Write out the listing, please, but only from its first line through the line containing "import plotly.graph_objects as go", exactly as given and without pictures.

################

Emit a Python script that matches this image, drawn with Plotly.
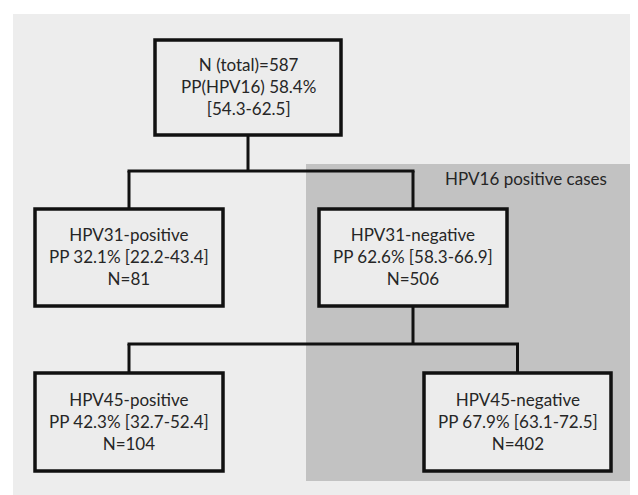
import plotly.graph_objects as go

# ---- data ----
node_names = ["N (total)", "HPV31-positive", "HPV31-negative", "HPV45-positive", "HPV45-negative"]
pp_values = [58.4, 32.1, 62.6, 42.3, 67.9]
ci_low = [54.3, 22.2, 58.3, 32.7, 63.1]
ci_high = [62.5, 43.4, 66.9, 52.4, 72.5]
n_cases = [587, 81, 506, 104, 402]
parents = [None, 0, 0, 2, 2]
group_label = "HPV16 positive cases"

# ---- layout (pixel space) ----
W, H = 638, 495
box_x = [(147, 333), (27, 215), (311, 499), (27, 215), (416, 603)]
level_y = {0: (32, 127), 1: (201, 298), 2: (365, 463)}
node_level = [0, 1, 1, 2, 2]
junction_y = {0: 163, 2: 336}

FONT = "Lato"
TXT = "#262626"
LINE = "#111111"

def node_text(i):
    if i == 0:
        return f"{node_names[0]}={n_cases[0]}<br>PP(HPV16) {pp_values[0]}%<br>[{ci_low[0]}-{ci_high[0]}]"
    return f"{node_names[i]}<br>PP {pp_values[i]}% [{ci_low[i]}-{ci_high[i]}]<br>N={n_cases[i]}"

shapes = []
# background
shapes.append(dict(type="rect", x0=5, x1=W, y0=6, y1=H, fillcolor="#ededed", line=dict(width=0), layer="below"))
# shaded group
shapes.append(dict(type="rect", x0=298, x1=623, y0=156, y1=473, fillcolor="#c2c2c2", line=dict(width=0), layer="below"))

# connectors
for p, jy in junction_y.items():
    kids = [i for i, q in enumerate(parents) if q == p]
    pcx = sum(box_x[p]) / 2
    pb = level_y[node_level[p]][1]
    shapes.append(dict(type="line", x0=pcx, x1=pcx, y0=pb, y1=jy, line=dict(color=LINE, width=3)))
    cxs = [sum(box_x[k]) / 2 for k in kids]
    shapes.append(dict(type="line", x0=min(cxs) - 1.5, x1=max(cxs) + 1.5, y0=jy, y1=jy, line=dict(color=LINE, width=3)))
    for k, cx in zip(kids, cxs):
        shapes.append(dict(type="line", x0=cx, x1=cx, y0=jy, y1=level_y[node_level[k]][0], line=dict(color=LINE, width=3)))

annotations = []
for i in range(len(node_names)):
    x0, x1 = box_x[i]
    y0, y1 = level_y[node_level[i]]
    shapes.append(dict(type="rect", x0=x0, x1=x1, y0=y0, y1=y1, fillcolor="#ececec",
                       line=dict(color=LINE, width=3.5)))
    annotations.append(dict(x=(x0 + x1) / 2, y=(y0 + y1) / 2 - 1, xref="x", yref="y", text=node_text(i),
                            showarrow=False, align="center", xanchor="center", yanchor="middle",
                            font=dict(family=FONT, size=17, color=TXT)))

annotations.append(dict(x=601, y=170, xref="x", yref="y", text=group_label, showarrow=False,
                        xanchor="right", yanchor="middle", font=dict(family=FONT, size=17, color=TXT)))

fig = go.Figure()
fig.add_trace(go.Scatter(x=[0, W], y=[0, H], mode="markers", marker=dict(opacity=0), hoverinfo="skip", showlegend=False))
fig.update_layout(
    width=W, height=H, margin=dict(l=0, r=0, t=0, b=0),
    paper_bgcolor="white", plot_bgcolor="white",
    xaxis=dict(range=[0, W], visible=False, fixedrange=True),
    yaxis=dict(range=[H, 0], visible=False, fixedrange=True),
    shapes=shapes, annotations=annotations, showlegend=False,
)
fig.write_html("out.html")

################

ANSWER FOR THE TASK
Emit a Python script that matches this image, drawn with Plotly.
import plotly.graph_objects as go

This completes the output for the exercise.